** begin Data provided **
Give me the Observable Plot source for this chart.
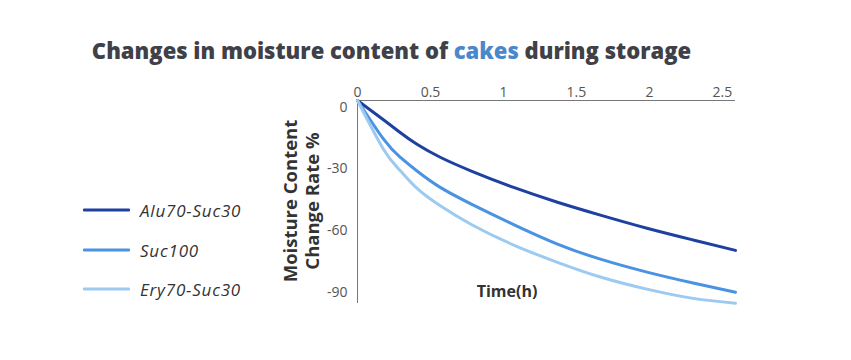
<!DOCTYPE html>
<html>
<head>
<meta charset="utf-8">
<script src="https://cdn.jsdelivr.net/npm/d3@7"></script>
<script src="https://cdn.jsdelivr.net/npm/@observablehq/plot@0.6"></script>
<style>
  html, body { margin: 0; padding: 0; background: #fff; }
  #wrap { position: relative; width: 851px; height: 360px; overflow: hidden; font-family: "Open Sans", sans-serif; }
  #title { position: absolute; left: 0; top: 35px; width: 783px; text-align: center; font-size: 22px; font-weight: 800; color: #404048; white-space: nowrap; }
  #title .hl { color: #4a88cc; }
  #ylab { position: absolute; left: 301px; top: 201px; width: 240px; transform: translate(-50%, -50%) rotate(-90deg); text-align: center; font-size: 18.5px; font-weight: 700; color: #333; line-height: 22px; white-space: nowrap; }
  #xlab { position: absolute; left: 507px; top: 291px; transform: translate(-50%, -50%); font-size: 16px; font-weight: 700; color: #333; white-space: nowrap; }
  #legend { position: absolute; left: 83px; top: 0; }
  .li { position: absolute; left: 0; display: flex; align-items: center; white-space: nowrap; transform: translateY(-50%); }
  .li span.sw { display: inline-block; width: 47px; height: 3px; margin-right: 10px; border-radius: 1px; }
  .li span.tx { font-style: italic; font-size: 17px; letter-spacing: 0.8px; color: #333; }
  #chart { position: absolute; left: 0; top: 0; }
</style>
</head>
<body>
<div id="wrap">
  <div id="chart"></div>
  <div id="title">Changes in moisture content of <span class="hl">cakes</span> during storage</div>
  <div id="ylab">Moisture Content<br>Change Rate %</div>
  <div id="xlab">Time(h)</div>
  <div id="legend"></div>
</div>
<script>
// ---- data ----
const hours = [0, 0.18, 0.29, 0.41, 0.57, 0.78, 1.07, 1.37, 1.67, 1.99, 2.30, 2.59];
const alu70Suc30 = [0, -9.5, -15.5, -21.5, -27.8, -34.4, -42.4, -49.6, -56.0, -62.4, -68.0, -73.1];
const suc100     = [0, -19.0, -27.5, -34.5, -42.5, -50.5, -60.5, -70.0, -77.5, -83.8, -89.0, -93.5];
const ery70Suc30 = [0, -24.0, -34.0, -43.0, -51.5, -60.5, -70.5, -78.9, -86.2, -92.1, -96.5, -98.9];
const seriesNames = ["Alu70-Suc30", "Suc100", "Ery70-Suc30"];
const seriesColors = ["#1e40a0", "#4a92e2", "#9ccaf0"];
const xTicks = [0, 0.5, 1, 1.5, 2, 2.5];
const yTicks = [0, -30, -60, -90];

const seriesValues = [alu70Suc30, suc100, ery70Suc30];
const rows = [];
seriesNames.forEach((name, i) => {
  hours.forEach((h, j) => rows.push({series: name, hour: h, value: seriesValues[i][j]}));
});

const plot = Plot.plot({
  width: 851,
  height: 360,
  marginLeft: 357,
  marginRight: 116,
  marginTop: 100,
  marginBottom: 57,
  style: {fontFamily: "'Open Sans', sans-serif", fontSize: "14px", color: "#555", background: "transparent"},
  x: {domain: [0, 2.59]},
  y: {domain: [-99, 0]},
  color: {domain: seriesNames, range: seriesColors},
  marks: [
    Plot.axisX({anchor: "top", ticks: xTicks, tickSize: 0, tickPadding: 4, tickFormat: d => String(d), label: null, fill: "#555"}),
    Plot.axisY({ticks: yTicks, tickSize: 0, tickPadding: 10, dy: 7, tickFormat: d => String(d), label: null, fill: "#555"}),
    Plot.ruleY([0], {stroke: "#777", strokeWidth: 1}),
    Plot.ruleX([0], {stroke: "#777", strokeWidth: 1}),
    Plot.line(rows, {x: "hour", y: "value", z: "series", stroke: "series", strokeWidth: 3, curve: "natural"})
  ]
});
document.getElementById("chart").appendChild(plot);

// legend
const legendY = [210, 250, 289];
const legend = document.getElementById("legend");
seriesNames.forEach((name, i) => {
  const d = document.createElement("div");
  d.className = "li";
  d.style.top = legendY[i] + "px";
  d.innerHTML = `<span class="sw" style="background:${seriesColors[i]}"></span><span class="tx">${name}</span>`;
  legend.appendChild(d);
});
</script>
</body>
</html>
** end Data provided **
- Set problem -
Repeat verbatim all the material, but not the pictures.

- Exercise solution -
Give me the Observable Plot source for this chart.
<!DOCTYPE html>
<html>
<head>
<meta charset="utf-8">
<script src="https://cdn.jsdelivr.net/npm/d3@7"></script>
<script src="https://cdn.jsdelivr.net/npm/@observablehq/plot@0.6"></script>
<style>
  html, body { margin: 0; padding: 0; background: #fff; }
  #wrap { position: relative; width: 851px; height: 360px; overflow: hidden; font-family: "Open Sans", sans-serif; }
  #title { position: absolute; left: 0; top: 35px; width: 783px; text-align: center; font-size: 22px; font-weight: 800; color: #404048; white-space: nowrap; }
  #title .hl { color: #4a88cc; }
  #ylab { position: absolute; left: 301px; top: 201px; width: 240px; transform: translate(-50%, -50%) rotate(-90deg); text-align: center; font-size: 18.5px; font-weight: 700; color: #333; line-height: 22px; white-space: nowrap; }
  #xlab { position: absolute; left: 507px; top: 291px; transform: translate(-50%, -50%); font-size: 16px; font-weight: 700; color: #333; white-space: nowrap; }
  #legend { position: absolute; left: 83px; top: 0; }
  .li { position: absolute; left: 0; display: flex; align-items: center; white-space: nowrap; transform: translateY(-50%); }
  .li span.sw { display: inline-block; width: 47px; height: 3px; margin-right: 10px; border-radius: 1px; }
  .li span.tx { font-style: italic; font-size: 17px; letter-spacing: 0.8px; color: #333; }
  #chart { position: absolute; left: 0; top: 0; }
</style>
</head>
<body>
<div id="wrap">
  <div id="chart"></div>
  <div id="title">Changes in moisture content of <span class="hl">cakes</span> during storage</div>
  <div id="ylab">Moisture Content<br>Change Rate %</div>
  <div id="xlab">Time(h)</div>
  <div id="legend"></div>
</div>
<script>
// ---- data ----
const hours = [0, 0.18, 0.29, 0.41, 0.57, 0.78, 1.07, 1.37, 1.67, 1.99, 2.30, 2.59];
const alu70Suc30 = [0, -9.5, -15.5, -21.5, -27.8, -34.4, -42.4, -49.6, -56.0, -62.4, -68.0, -73.1];
const suc100     = [0, -19.0, -27.5, -34.5, -42.5, -50.5, -60.5, -70.0, -77.5, -83.8, -89.0, -93.5];
const ery70Suc30 = [0, -24.0, -34.0, -43.0, -51.5, -60.5, -70.5, -78.9, -86.2, -92.1, -96.5, -98.9];
const seriesNames = ["Alu70-Suc30", "Suc100", "Ery70-Suc30"];
const seriesColors = ["#1e40a0", "#4a92e2", "#9ccaf0"];
const xTicks = [0, 0.5, 1, 1.5, 2, 2.5];
const yTicks = [0, -30, -60, -90];

const seriesValues = [alu70Suc30, suc100, ery70Suc30];
const rows = [];
seriesNames.forEach((name, i) => {
  hours.forEach((h, j) => rows.push({series: name, hour: h, value: seriesValues[i][j]}));
});

const plot = Plot.plot({
  width: 851,
  height: 360,
  marginLeft: 357,
  marginRight: 116,
  marginTop: 100,
  marginBottom: 57,
  style: {fontFamily: "'Open Sans', sans-serif", fontSize: "14px", color: "#555", background: "transparent"},
  x: {domain: [0, 2.59]},
  y: {domain: [-99, 0]},
  color: {domain: seriesNames, range: seriesColors},
  marks: [
    Plot.axisX({anchor: "top", ticks: xTicks, tickSize: 0, tickPadding: 4, tickFormat: d => String(d), label: null, fill: "#555"}),
    Plot.axisY({ticks: yTicks, tickSize: 0, tickPadding: 10, dy: 7, tickFormat: d => String(d), label: null, fill: "#555"}),
    Plot.ruleY([0], {stroke: "#777", strokeWidth: 1}),
    Plot.ruleX([0], {stroke: "#777", strokeWidth: 1}),
    Plot.line(rows, {x: "hour", y: "value", z: "series", stroke: "series", strokeWidth: 3, curve: "natural"})
  ]
});
document.getElementById("chart").appendChild(plot);

// legend
const legendY = [210, 250, 289];
const legend = document.getElementById("legend");
seriesNames.forEach((name, i) => {
  const d = document.createElement("div");
  d.className = "li";
  d.style.top = legendY[i] + "px";
  d.innerHTML = `<span class="sw" style="background:${seriesColors[i]}"></span><span class="tx">${name}</span>`;
  legend.appendChild(d);
});
</script>
</body>
</html>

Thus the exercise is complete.